----- Recorded information -----

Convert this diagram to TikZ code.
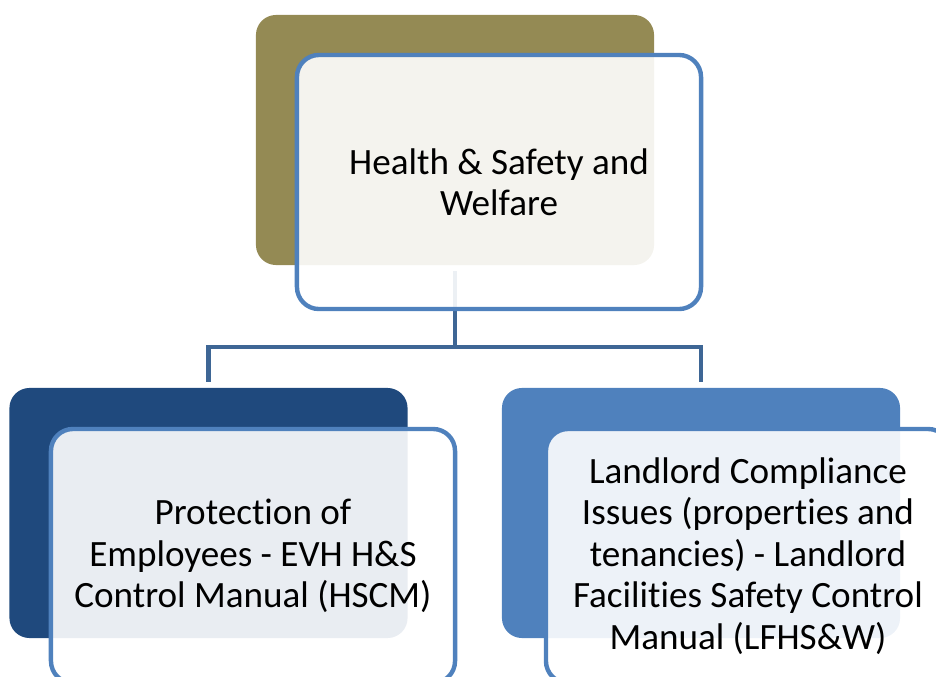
\documentclass[tikz,border=0pt]{standalone}
\usepackage{fontspec}
\setmainfont[Ligatures=NoCommon]{Carlito}
\usetikzlibrary{calc}
\definecolor{olivebox}{HTML}{948A54}
\definecolor{navybox}{HTML}{1F497D}
\definecolor{bluebox}{HTML}{4F81BD}
\definecolor{linkblue}{HTML}{3E6695}

\begin{document}
\begin{tikzpicture}[x=0.025cm, y=-0.025cm,
    back/.style={rectangle, rounded corners=0.5cm, minimum width=9.95cm, minimum height=6.25cm, inner sep=0pt},
    front/.style={rectangle, rounded corners=0.55cm, draw=bluebox, line width=0.11cm,
      fill=white, fill opacity=0.9, text opacity=1, minimum width=10.1cm, minimum height=6.35cm,
      inner sep=0pt, align=center, font=\fontsize{26.4}{29.5}\selectfont},
    link/.style={draw=linkblue, line width=0.12cm, shorten <=0.15cm, shorten >=0.13cm}]
          \clip (0,0) rectangle (936,677);
          % Back boxes
          \node[back, fill=olivebox] (topback) at (455,140) {};
          \node[back, fill=navybox] (leftback) at (208.5,513) {};
          \node[back, fill=bluebox] (rightback) at (701,513) {};
          % Connectors
          \coordinate (bus) at (455,347);
          \draw[link] (topback.south) -- (bus) -| (leftback.north);
          \draw[link, shorten <=0pt] (bus) -| (rightback.north);
          % Front boxes
          \node[front] (top) at (499,182) {Health \& Safety and\\Welfare};
          \node[front] (left) at (253,556) {Protection of\\Employees - EVH H\&S\\Control Manual (HSCM)};
          \node[front] (right) at (748,556) {Landlord Compliance\\Issues (properties and\\tenancies) - Landlord\\Facilities Safety Control\\Manual (LFHS\&W)};
        \end{tikzpicture}
\end{document}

-----

Give back the whole listing as it stands, minus its pictures.

Convert this diagram to TikZ code.
\documentclass[tikz,border=0pt]{standalone}
\usepackage{fontspec}
\setmainfont[Ligatures=NoCommon]{Carlito}
\usetikzlibrary{calc}
\definecolor{olivebox}{HTML}{948A54}
\definecolor{navybox}{HTML}{1F497D}
\definecolor{bluebox}{HTML}{4F81BD}
\definecolor{linkblue}{HTML}{3E6695}

\begin{document}
\begin{tikzpicture}[x=0.025cm, y=-0.025cm,
    back/.style={rectangle, rounded corners=0.5cm, minimum width=9.95cm, minimum height=6.25cm, inner sep=0pt},
    front/.style={rectangle, rounded corners=0.55cm, draw=bluebox, line width=0.11cm,
      fill=white, fill opacity=0.9, text opacity=1, minimum width=10.1cm, minimum height=6.35cm,
      inner sep=0pt, align=center, font=\fontsize{26.4}{29.5}\selectfont},
    link/.style={draw=linkblue, line width=0.12cm, shorten <=0.15cm, shorten >=0.13cm}]
          \clip (0,0) rectangle (936,677);
          % Back boxes
          \node[back, fill=olivebox] (topback) at (455,140) {};
          \node[back, fill=navybox] (leftback) at (208.5,513) {};
          \node[back, fill=bluebox] (rightback) at (701,513) {};
          % Connectors
          \coordinate (bus) at (455,347);
          \draw[link] (topback.south) -- (bus) -| (leftback.north);
          \draw[link, shorten <=0pt] (bus) -| (rightback.north);
          % Front boxes
          \node[front] (top) at (499,182) {Health \& Safety and\\Welfare};
          \node[front] (left) at (253,556) {Protection of\\Employees - EVH H\&S\\Control Manual (HSCM)};
          \node[front] (right) at (748,556) {Landlord Compliance\\Issues (properties and\\tenancies) - Landlord\\Facilities Safety Control\\Manual (LFHS\&W)};
        \end{tikzpicture}
\end{document}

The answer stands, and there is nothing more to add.